Washington

Freedom Caucus Gives Tacit Approval to ‘Incremental’ Changes

Rep. Tim Huelskamp (R-Kansas). Image via flickr

The group of conservative lawmakers who chafed under former Speaker John Boehner’s rule are signaling guarded approval for the latest internal shift put forth by Speaker Paul Ryan: proposed changes to the influential Republican panel that assigns committee chairmanships and memberships.

They note, however, that the changes are incremental, and Ryan still has a lot of power.

“These are good changes,” Rep. Tim Huelskamp (R-Kansas), a House Freedom Caucus member, on Tuesday. He had just come from a morning Republican conference meeting at which GOP leaders unveiled their plan to overhaul the House Republican Steering Committee. He said the GOP conference is “moving in the right direction.”

“It’s an incremental change in the right direction,” said Rep. Thomas Massie (R-Ky.), a frequent Boehner critic who is not a part of the Freedom Caucus.

The Steering Committee is an internal House GOP organ traditionally stacked with speaker allies, including the leaders of the chamber’s six major committees and individual members of the House leadership team. For that reason, the committee has been one of the chief targets for Boehner critics asserting that power within the House is too concentrated at the top.

The Steering Committee also has representatives from various congressional regions and from the House “classes” that mark the years in which representatives were first elected.

Ryan promised to overhaul the committee by Thanksgiving. On Thursday, the GOP conference will vote on his plan to change the panel’s makeup. The five votes the speaker traditionally holds on the committee will be reduced to four. The biggest change will include booting off six of the chamber’s most powerful committee chairmen.

Eventually, additional regional representatives will fill the slots formerly held by the committee chairmen. In the interim, according to Roll Call, six holdover members will be selected. Ryan will also be able to appoint one member at his discretion, and a rotating committee chair seat will be created for whomever’s panel is under consideration by the Steering Committee.

Massie pointed out that while the major committee chairmen might no longer have a seat at the table, Ryan’s loss of one vote is made up by the slot he can fill with whomever he likes. “Well he still has five,” he said. “Actually, you know what? It’s a red herring to say that he’s got five. He’s got 12 if you go count the leadership votes at the table.”

“Look, I don’t want to be critical of it because it’s a change in the right direction,” Massie added.

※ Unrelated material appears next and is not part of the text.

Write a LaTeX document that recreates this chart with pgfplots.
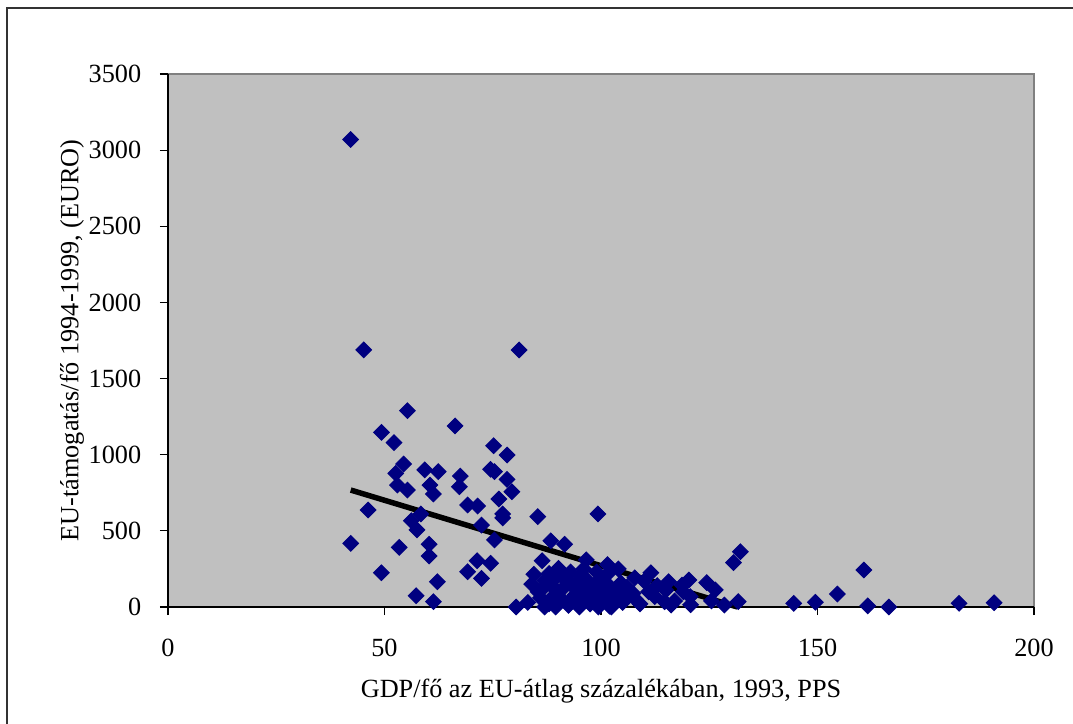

Still, other members of the House Freedom Caucus are exuberant about the changes they see Ryan bringing to the House. “I see this great new day, so I think the glass is not only half full but it is being filled to the brim,” Rep. Cynthia Lummis (R-Wyo.) said at a press lunch hosted by the Heritage Foundation Tuesday. (Lummis will not seek reelection in 2016.)

“We just got our way — on regular order, and on the Steering Committee, and a lot of the procedural moves that we wanted,” said Rep. David Brat (R-Va.) at the same event, congratulating his fellow caucus members on the changes they’ve seen in the House since Ryan took the gavel.

Other caucus members are more reserved. “I’m cautiously optimistic,” said Rep. Raul Labrador (R-Okla.), a founding member of the group. “The right rhetoric is being used, the right words are being used. But we need to see results.”